Fix: cg-proc now ignores anything up until the last baseform, so given
politiija<N><Sg><Nom><Cmp>+stašuvdna<N><Sg><Ill>, the rules will only see
stašuvdna<N><Sg><Ill> (we have a special CG feature to refer to the other sub-readings)
 TODO: Derivations mess up CG
Mainly a problem with the PoS-changing derivations.
In lookup2cg, PoS tags are given stars if they appear before derivational tags, so "V Der N" becomes "V* Der N". We could do this with twol, but we have no way of removing them before bidix.
- Simple / clean solution: lexicalise.
- Boring / ugly solution: add stars with twol before any PoS-changing derivation tags, then instead of
<e><p><l>geavahit<s n="V"/><s n="TV"/></l><r>bruke<s n="vblex"/><s n="pers"/></r></p><par n="__verb"/></e>
<e><p><l>geavahit</l><r>bruke<s n="vblex"/><s n="pers"/></r></p><par n="__tverb"/></e>
where __tverb adds the TV tag, and all PoS changing derivations use V* instead of V.

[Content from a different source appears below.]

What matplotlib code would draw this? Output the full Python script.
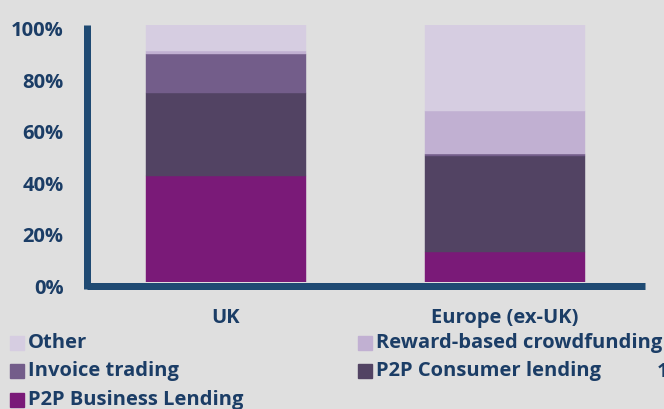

 DONE: remove unhandled derivations
Any derivations that are not handled we remove from the analyser with a twol negation rule in dev/xfst2apertium.useless.twol, this makes the lexicon a lot easier to handle for testvoc.
 DONE: +G3 tag
This is used like the +Actor tag, for sme wsd (here based on "stadieveksling").

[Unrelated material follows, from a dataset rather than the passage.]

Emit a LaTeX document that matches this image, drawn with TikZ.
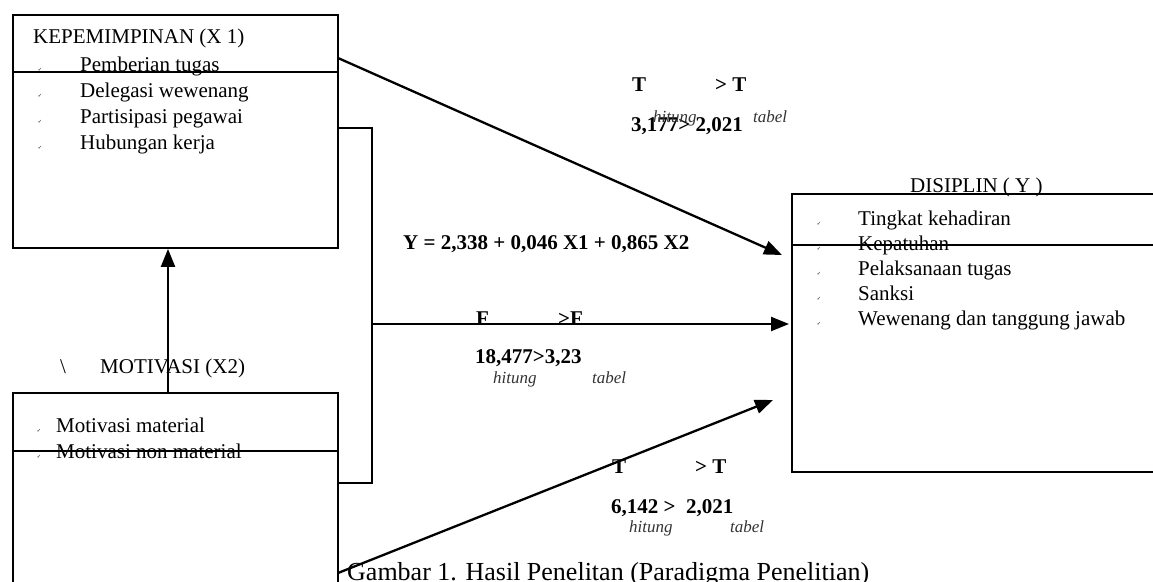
\documentclass[tikz,border=0pt]{standalone}
\usepackage{fontspec}
\setmainfont{Liberation Serif}
\newfontfamily\dejavu{DejaVu Sans}
\usetikzlibrary{arrows.meta}
\begin{document}
\begin{tikzpicture}[x=1pt,y=-1pt,
  box/.style={draw, line width=1.9pt, inner sep=0pt, anchor=north west},
  lbl/.style={inner sep=0pt, anchor=base west, font=\fontsize{21}{25}\selectfont},
  blbl/.style={inner sep=0pt, anchor=base west, font=\fontsize{21}{25}\selectfont\bfseries},
  sublbl/.style={inner sep=0pt, anchor=base west, font=\fontsize{17}{20}\selectfont\itshape, text=black!80},
  capt/.style={inner sep=0pt, anchor=base west, font=\fontsize{26}{30}\selectfont},
  tick/.style={inner sep=0pt, anchor=base, font=\dejavu\fontsize{5}{5}\selectfont},
  conn/.style={line width=2.3pt, -{Triangle[length=18pt,width=14pt]}},
  plain/.style={line width=1.9pt}]
\useasboundingbox (0,0) rectangle (1153,581);
\clip (0,0) rectangle (1153,581);

% boxes
\node[box, minimum width=325pt, minimum height=233pt] (x1) at (12,14) {};
\node[box, minimum width=325pt, minimum height=250pt] (x2) at (12,392) {};
\node[box, minimum width=420pt, minimum height=278pt] (y) at (791,193) {};

% inner lines
\draw[plain] (x1.west |- 0,72) -- (x1.east |- 0,72);
\draw[plain] (x2.west |- 0,451) -- (x2.east |- 0,451);
\draw[plain] (y.west |- 0,245) -- (1153,245);

% bracket joining the two predictors
\coordinate (bt) at (372,128);
\coordinate (bb) at (372,483);
\coordinate (br) at (372,324);
\draw[plain] (x1.east |- bt) -- (bt) -- (bb) -- (x2.east |- bb);

% connectors
\coordinate (a1s) at (338,58);
\coordinate (a1e) at (782,255);
\coordinate (a3s) at (338,573);
\coordinate (a3e) at (773,400);
\draw[conn] (a1s) -- (a1e);
\draw[conn] (br) -- ([xshift=-2pt]y.west |- br);
\draw[conn] (a3s) -- (a3e);
\draw[conn] (x2.north -| 168,0) -- (x1.south -| 168,0);

% X1 texts
\node[lbl] (x1t) at (33,43) {KEPEMIMPINAN (X 1)};
\node[tick] (k1) at (40,71) {✓};
\node[tick] (k2) at (40,97) {✓};
\node[tick] (k3) at (40,123) {✓};
\node[tick] (k4) at (40,149) {✓};
\node[lbl] (x1a) at (80,71) {Pemberian tugas};
\node[lbl] (x1b) at (80,97) {Delegasi wewenang};
\node[lbl] (x1c) at (80,123) {Partisipasi pegawai};
\node[lbl] (x1d) at (80,149) {Hubungan kerja};

% Y texts
\node[lbl] (yt) at (910,192) {DISIPLIN ( Y )};
\node[tick] (m1) at (819,225) {✓};
\node[tick] (m2) at (819,250) {✓};
\node[tick] (m3) at (819,275) {✓};
\node[tick] (m4) at (819,300) {✓};
\node[tick] (m5) at (819,325) {✓};
\node[lbl] (ya) at (858,225) {Tingkat kehadiran};
\node[lbl] (yb) at (858,250) {Kepatuhan};
\node[lbl] (yc) at (858,275) {Pelaksanaan tugas};
\node[lbl] (yd) at (858,300) {Sanksi};
\node[lbl] (ye) at (858,325) {Wewenang dan tanggung jawab};

% X2 texts
\node[lbl] (bsl) at (60,373) {\textbackslash};
\node[lbl] (x2t) at (100,373) {MOTIVASI (X2)};
\node[tick] (n1) at (39,432) {✓};
\node[tick] (n2) at (39,458) {✓};
\node[lbl] (x2a) at (56,432) {Motivasi material};
\node[lbl] (x2b) at (56,458) {Motivasi non material};

% test statistics, upper
\node[blbl] (t1a) at (632,91) {T};
\node[blbl] (t1b) at (715,91) {> T};
\node[blbl] (t1c) at (631,131) {3,177> 2,021};
\node[sublbl] (t1h) at (653,122) {hitung};
\node[sublbl] (t1t) at (753,122) {tabel};

% regression equation
\node[blbl] (eq) at (403,249) {Y = 2,338 + 0,046 X1 + 0,865 X2};

% F test
\node[blbl] (fa) at (476,325) {F};
\node[blbl] (fb) at (558,325) {>F};
\node[blbl] (fc) at (475,363) {18,477>3,23};
\node[sublbl] (fh) at (493,383) {hitung};
\node[sublbl] (ft) at (592,383) {tabel};

% test statistics, lower
\node[blbl] (t2a) at (612,473) {T};
\node[blbl] (t2b) at (695,473) {> T};
\node[blbl] (t2c) at (611,513) {6,142 >\ \ 2,021};
\node[sublbl] (t2h) at (629,532) {hitung};
\node[sublbl] (t2t) at (730,532) {tabel};

% caption
\node[capt] (cap) at (347,580) {Gambar 1. Hasil Penelitan (Paradigma Penelitian)};
\end{tikzpicture}
\end{document}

We move it after the +N tag in dev/xfst2apertium.hashtags.twol (so it gets the same position as +Actor), this makes transfer a lot simpler.
Getting a list of lemmas which have +G3 is easy (grep all nouns from bidix, analyse their lemmas and grep for lemma+G3), use this to tag bidix.
 DONE: ensure we have all necessary postchunk rules
Postchunk rules are needed for any chunk containing a determiner/pronoun/adjective/noun/verb, we can easily make sure each possible chunk name has a postchunk rule (new chunks are created in t1x with names like pre_pre_nom, but may also be merged in t2x to eg. pre_pre_nom_conj_nom)
All possible SN and SA chunks should have the needed postchunk rules now.
 DONE: bidix pardef to handle CG changing Plc to Sur
sme-dis.rle can change arbitrary Plc-tagged proper nouns into Sur tags, so bidix needs a pardef that translates LR any Sur as if it were Plc.
(might also want to split entries where sme-lemma != nob-lemma into a Plc entry, and a Sur-one where sme==nob)
 TODO: Testvoc
Before release, we need to get testvoc out of the way – making sure there are no #'s and @'s in the output. As yet we don't have a way to create all possible surface forms from an HFST analyser, but we can at least run as large a corpus as we can find through sme-nob and look for # and @.
 Generation report
dev/generation-test -r corpus translates a corpus and gives a frequency sorted list of errors (words marked with #, / or
@). Current status: http://apertium.svn.sourceforge.net/viewvc/apertium/staging/apertium-sme-nob/dev/generation-report.txt
 Bidix inconsistency
The script dev/sme-nob.inconsistency.sh tries to generate (with nob.dix) base forms (like infinitives or singular indefinites) of the various rhs entries in the bidix. Statistics so far:
|Part-of-Speech||entries from bidix that are OK in nob.dix||in bidix but not in nob.dix||comments||in sme analyser but not bidix|
|proper nouns||28310||15159||look for PPP mark in bidix, use dev/props-from-bidix-to-nob.sh||???|
|adverbs||235||0||:) only one nob pardef, simple to add||???|
|prepositions||42||0||:)||lots missing from bidix still|
|adjectives||1056||0||:) (not sure if all forms are covered though)||???|
|ShCmp||???||0||compound parts, removed from analyser||0|
|Numerals||???||???||bidix should be OK, not 100% sure, still lots missing from generator!||???|
 Expanding the morphology
hfst-fst2strings sme-nob.automorf.hfst.ol creates an expansion of the morphology, might be possible to use for testvoc? TODO
dev/gt-expand-to-bidix.shthat takes as input one word and PoS (tab-separated) per line, e.g.
galbmit V beana N, and uses the giellatekno web-based lemma expander to create all forms of each lemma (since hfst is still not very good for that), then runs them through bidix to check for missing bidix entries.